You Can’t Preach Christ Without Preaching Depravity
Depravity isn’t exactly en vogue these days. You don’t hear friends at coffee shops talking about the blackness of their hearts. We don’t put verses about human sinfulness on coffee cups, or surround them with filigree in inspirational memes.
We want to hear uplifting verses, “for I know the plans I have for you” verses. We don’t want to hear “the heart is desperately sick” verses.
But if we are to understand the magnitude of God’s grace, we need to understand the totality of our depravity. In fact, we must never shy away from depravity, for not only is it true, but it clarifies what Jesus accomplished on the cross. We must preach this doctrine, understanding that our job in gospel proclamation is not to tickle ears with self-help, but to pierce souls with truth.
Charles Spurgeon once said:
The motto of all true servants of God must be, “We preach Christ; and him crucified.” A sermon without Christ in it is like a loaf of bread without any flour in it. No Christ in your sermon, sir? Then go home, and never preach again until you have something worth preaching.
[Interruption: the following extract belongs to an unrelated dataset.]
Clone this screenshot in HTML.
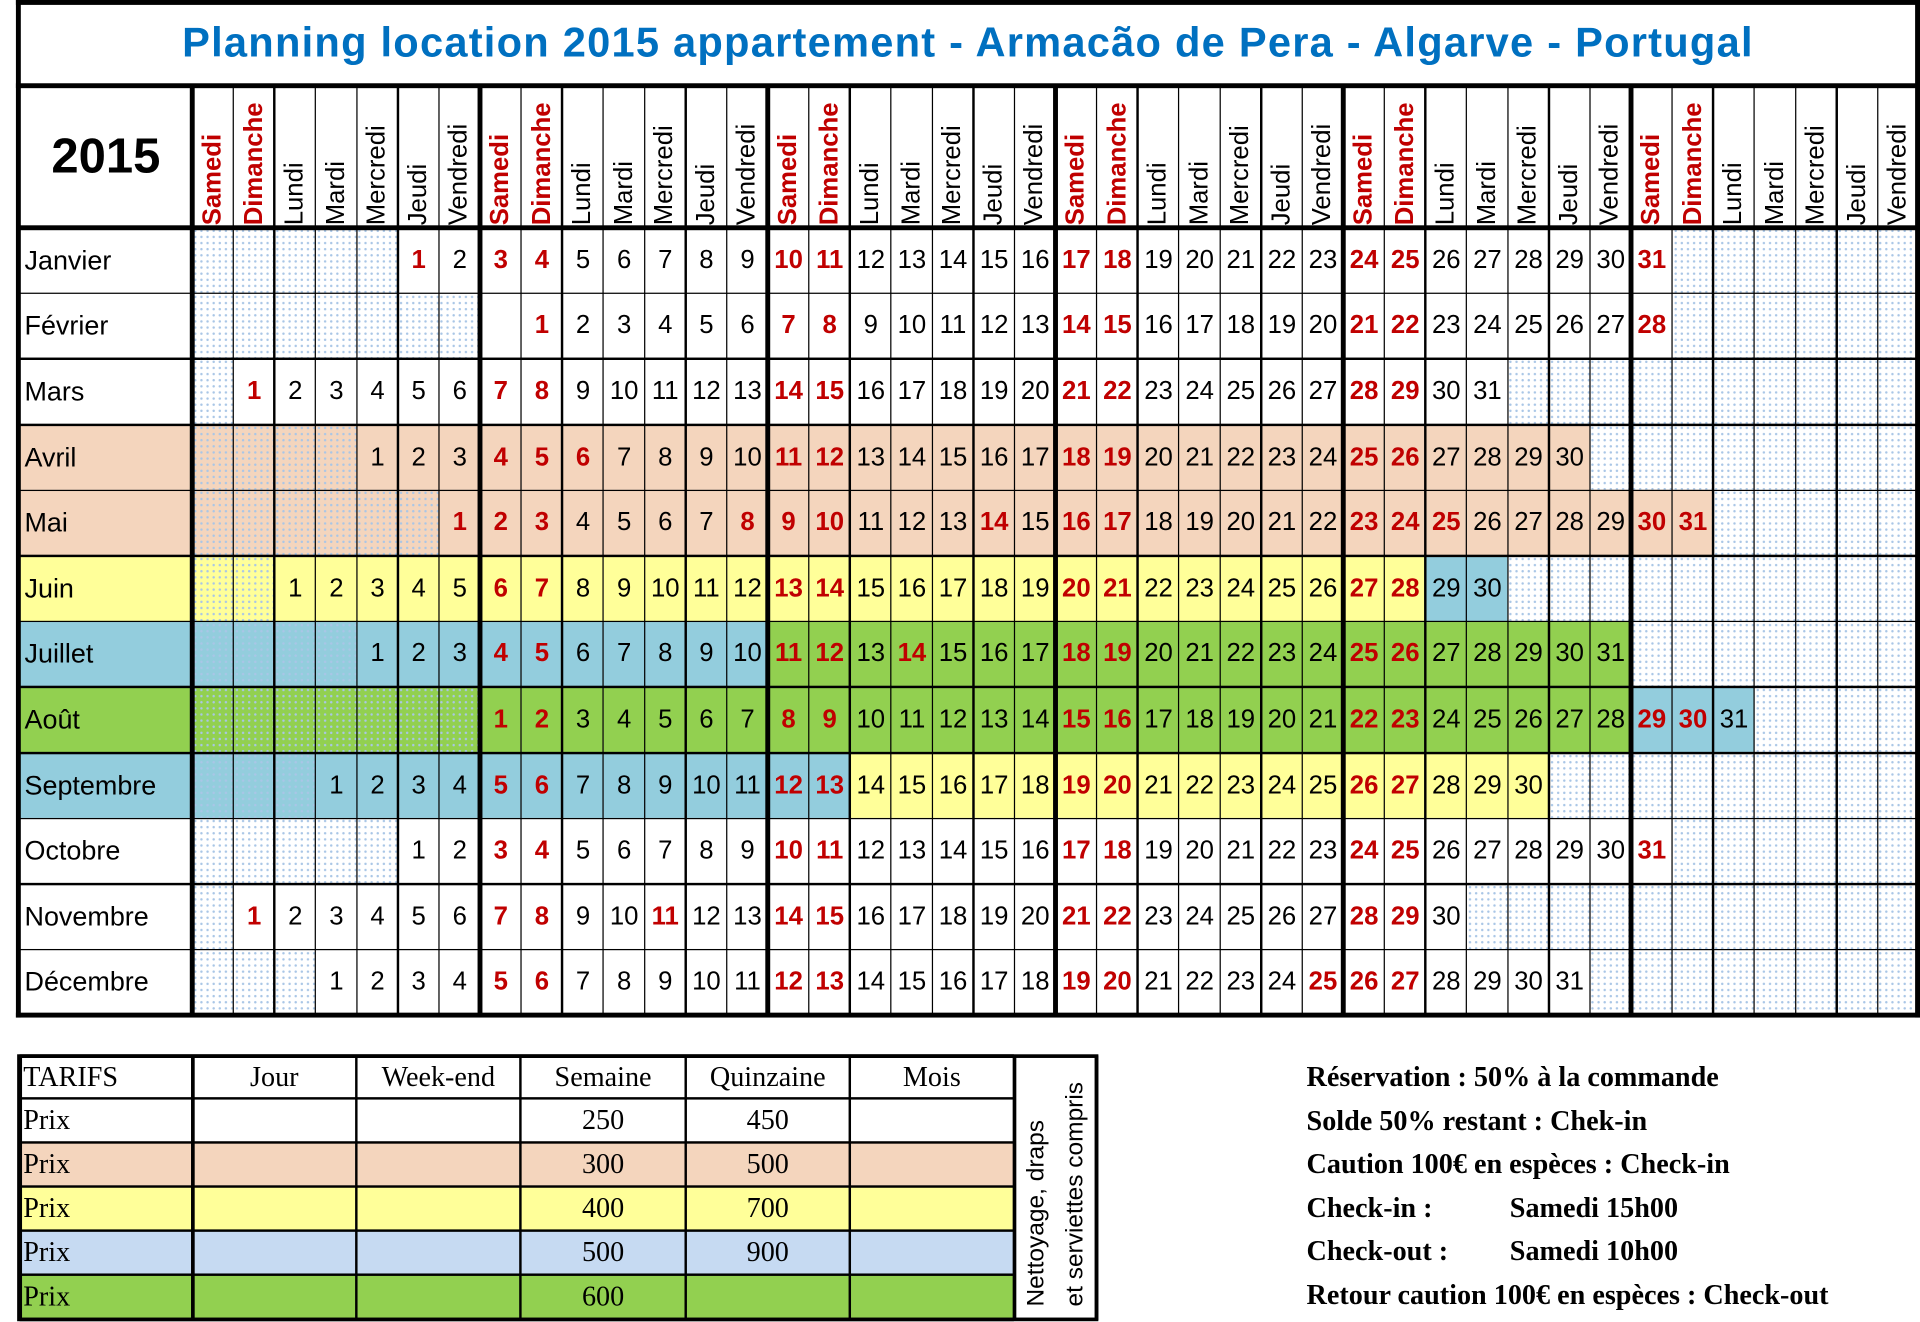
<!DOCTYPE html>
<html><head><meta charset="utf-8">
<style>
html,body{margin:0;padding:0;background:#fff;}
body{width:1920px;height:1322px;overflow:hidden;position:relative;}
#root{position:absolute;left:0;top:0;width:1568px;height:1080px;transform:scale(1.22449);transform-origin:0 0;font-family:"Liberation Sans",sans-serif;}
.a{position:absolute;box-sizing:border-box;}
.cell{display:flex;align-items:center;justify-content:center;font-size:21px;color:#000;}
.red{color:#c00000;font-weight:bold;}
.dot{background-image:radial-gradient(circle,#a9c6e6 0.8px,transparent 1.2px);background-size:5px 5px;}
.dn{position:absolute;transform:rotate(-90deg);transform-origin:0 0;white-space:nowrap;font-size:21px;}
.serif{font-family:"Liberation Serif",serif;}
</style></head><body>
<div id="root">
<div class="a" style="left:13px;top:0;width:1555px;height:70px;display:flex;align-items:center;justify-content:center;color:#0070c0;font-weight:bold;font-size:34px;letter-spacing:1px;">Planning location 2015 appartement - Armacão de Pera - Algarve - Portugal</div>
<div class="a" style="left:16px;top:70px;width:141px;height:116px;display:flex;align-items:center;justify-content:center;font-weight:bold;font-size:40px;">2015</div>

<div class="a serif" style="left:14px;top:861px;width:883px;height:218px;border:3px solid #000;"></div>

<div class="a serif" style="left:1067px;top:862px;font-weight:bold;font-size:23px;line-height:35.6px;">
<div>Réservation : 50% à la commande</div>
<div>Solde 50% restant : Chek-in</div>
<div>Caution 100€ en espèces : Check-in</div>
<div>Check-in :<span style="position:absolute;left:166px">Samedi 15h00</span></div>
<div>Check-out :<span style="position:absolute;left:166px">Samedi 10h00</span></div>
<div>Retour caution 100€ en espèces : Check-out</div>
</div>
</div>
<script>
const monthNames=["Janvier","Février","Mars","Avril","Mai","Juin","Juillet","Août","Septembre","Octobre","Novembre","Décembre"];
const offsets=[5,8,1,4,6,2,4,7,3,5,1,3];
const daysInMonth=[31,28,31,30,31,30,31,31,30,31,30,31];
const holidays=[[1],[],[],[6],[1,8,14,25],[],[14],[],[],[],[11],[25]];
const periods=[[],[],[],[[1,30,"P"]],[[1,31,"P"]],[[1,28,"Y"],[29,30,"B"]],[[1,10,"B"],[11,31,"G"]],[[1,28,"G"],[29,31,"B"]],[[1,13,"B"],[14,30,"Y"]],[],[],[]];
const dayNames=["Samedi","Dimanche","Lundi","Mardi","Mercredi","Jeudi","Vendredi"];
const tarifHeaders=["TARIFS","Jour","Week-end","Semaine","Quinzaine","Mois"];
const semaine=["250","300","400","500","600"];
const quinzaine=["450","500","700","900",""];
const tarifColors=["#ffffff","#f4d5bd","#ffff99","#c6daf2","#92d050"];

const COL={W:"#ffffff",P:"#f4d5bd",Y:"#ffff99",B:"#93cddd",G:"#92d050"};
const root=document.getElementById('root');
const X0=157,CW=33.571,Y0=186,RH=53.6,HT=70;
function colX(i){return X0+i*CW;}
function rowY(r){return Y0+r*RH;}
function add(cls,style,txt){const d=document.createElement('div');d.className=cls;d.style.cssText=style;if(txt!==undefined)d.textContent=txt;root.appendChild(d);return d;}
function colorFor(m,day){for(const p of periods[m]){if(day>=p[0]&&day<=p[1])return COL[p[2]];}return COL.W;}
for(let i=0;i<42;i++){
  const n=dayNames[i%7];
  const d=add('dn'+(i%7<2?' red':''),`left:${colX(i)+5}px;top:184px;`,n);
  
  
}
for(let m=0;m<12;m++){
  const y=rowY(m);
  const first=colorFor(m,1);
  const mc=add('a cell',`left:16px;top:${y}px;width:141px;height:${RH}px;justify-content:flex-start;padding-left:4px;font-size:22px;background:${first};`,monthNames[m]);
  
  
  for(let i=0;i<42;i++){
    const day=i-offsets[m]+1;
    const wk=i%7<2;
    let bg,txt='',cls='a cell';
    if(day>=1&&day<=daysInMonth[m]){
      bg=colorFor(m,day);txt=String(day);
      if(wk||holidays[m].includes(day))cls+=' red';
    }else{
      bg=day<1?first:COL.W;
      if(!(m===1&&i===7))cls+=' dot';
    }
    const c=add(cls,`left:${colX(i)}px;top:${y}px;width:${CW+0.5}px;height:${RH}px;background-color:${bg};`,txt);
    
    
  }
}
function line(x,y,w,h){const l=add('a',`left:${x}px;top:${y}px;width:${w}px;height:${h}px;background:#000;`);}
for(let i=0;i<=42;i++){const t=i%7===0?3.5:1.5;line(colX(i)-t/2,HT,t,rowY(12)-HT);}
for(let r=0;r<=12;r++){const t=r===0?3.5:1.8;line(14,rowY(r)-t/2,1554,t);}
line(13,HT-2,1555,4);
line(13,0,1555,4);line(13,0,4,831);line(1564,0,4,831);line(13,rowY(12)-2,1555,4);
const tx=[16,157,291,425,560,694,828],ty=[862,897,933,969,1005,1041,1077];
for(let c=0;c<6;c++){
  const h=add('a cell serif',`left:${tx[c]}px;top:${ty[0]}px;width:${tx[c+1]-tx[c]}px;height:${ty[1]-ty[0]}px;font-size:23px;`+(c===0?'justify-content:flex-start;padding-left:3px;':''),tarifHeaders[c]);
  
  
}
for(let r=0;r<5;r++){
  for(let c=0;c<6;c++){
    let t=c===0?'Prix':c===3?semaine[r]:c===4?quinzaine[r]:'';
    const d=add('a cell serif',`left:${tx[c]}px;top:${ty[r+1]}px;width:${tx[c+1]-tx[c]}px;height:${ty[r+2]-ty[r+1]}px;background:${tarifColors[r]};font-size:23px;`+(c===0?'justify-content:flex-start;padding-left:3px;':''),t);
    
    
  }
}
for(let c=0;c<=7;c++){const x=c===7?895:tx[c];const t=(c===1||c===6||c===0||c===7)?3:2;line(x-t/2,862,t,216);}
for(let r=0;r<=6;r++){const t=(r===0||r===6)?3:2.5;line(tx[0],ty[r]-t/2,812,t);}
const note=add('a',`left:${828}px;top:${1077}px;transform:rotate(-90deg);transform-origin:0 0;width:215px;height:67px;font-size:20px;line-height:32px;display:flex;flex-direction:column;justify-content:center;padding-left:10px;`,'');
note.innerHTML='<div>Nettoyage, draps</div><div>et serviettes compris</div>';


</script>
</body></html>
Preach Christ or go home, Spurgeon says. And for what was Christ crucified? Why did his pure blood flow down the plank of a criminal’s cross? Because of sin. Because of our depravity. Therefore, to ignore the depth of our darkness changes the story—it weakens it.
If we aim to preach Christ in our churches, then we must preach about what he endured and overcame on the cross. We must explain the depravity from which he rescued us.
AN UNAVOIDABLE TRUTH
Many pastors keep the doctrine of depravity out of the pulpit but still believe it’s true. They file it away in their minds as a conversation in seminary, but rarely applicable on Sunday morning. To be sure, some deny depravity altogether, claiming humanity is basically good but flawed.
This is, of course, bad theology—out of step with the Bible and out of step with human history. The Holocaust. The My Lai Massacre. The Rwandan Genocide.
When the depravity inside us comes outside us and manifests itself in the world, destruction follows. And what we must know, the terrible news we cannot ignore, is that the sin in our hearts isn’t of a different flavor than the sin in the hearts of those who commit atrocities. And so, as we mourn and weep and shudder from such horrors, we must recognize that the sin in our hearts means we have a capability and even a tendency toward evil things.
Simply put, our depravity must be proclaimed from the pulpit so that our people understand the magnitude of their need for Christ and the corresponding magnitude of the power of the cross and the work of the Spirit in sanctification.
PREACH A GRACE BIGGER THAN DEPRAVITY
Some might say that all this talk about how bad we are obscures God’s goodness. It leaves people feeling horrible about themselves.
It’s certainly possible to preach a biblical sermon that can leave someone feeling heavy with conviction. But it’s also possible something else is at play. Perhaps depravity was preached sufficiently, but grace was preached insufficiently. Jesus’ victory over death proves that grace is bigger than depravity.
God’s wrath is justly kindled toward our sin, and we need Christ’s atonement to rescue us. When teaching the atonement of Christ, we must thoroughly explain the magnitude of grace after we’ve explained the nastiness of sin.
WHAT CHRIST ACCOMPLISHED ON THE CROSS
Just consider: on the cross, the Perfect One was murdered. He suffered more than execution, he was humiliated and tortured until death. Jesus—the sinless One, God the Son—was pierced and mocked and spit upon and killed.
If we were merely flawed people, then the cross would have been an extreme overcorrection. If we were merely imperfect, then the cross would have been heavy-handed. But when we remember sin for what it is, then what happened on Calvary was apropos for the offense.
Eternal treason requires eternal payment.
We must remember this. We must preach this. We must understand the magnitude of God’s grace toward us in Christ. We aren’t rescued from childish mistakes; we’re resurrected from spiritual death.
Preach this, pastors. Articulate the offense of depravity, and then present the radical liberation that Christ won for his people through his cross and empty tomb.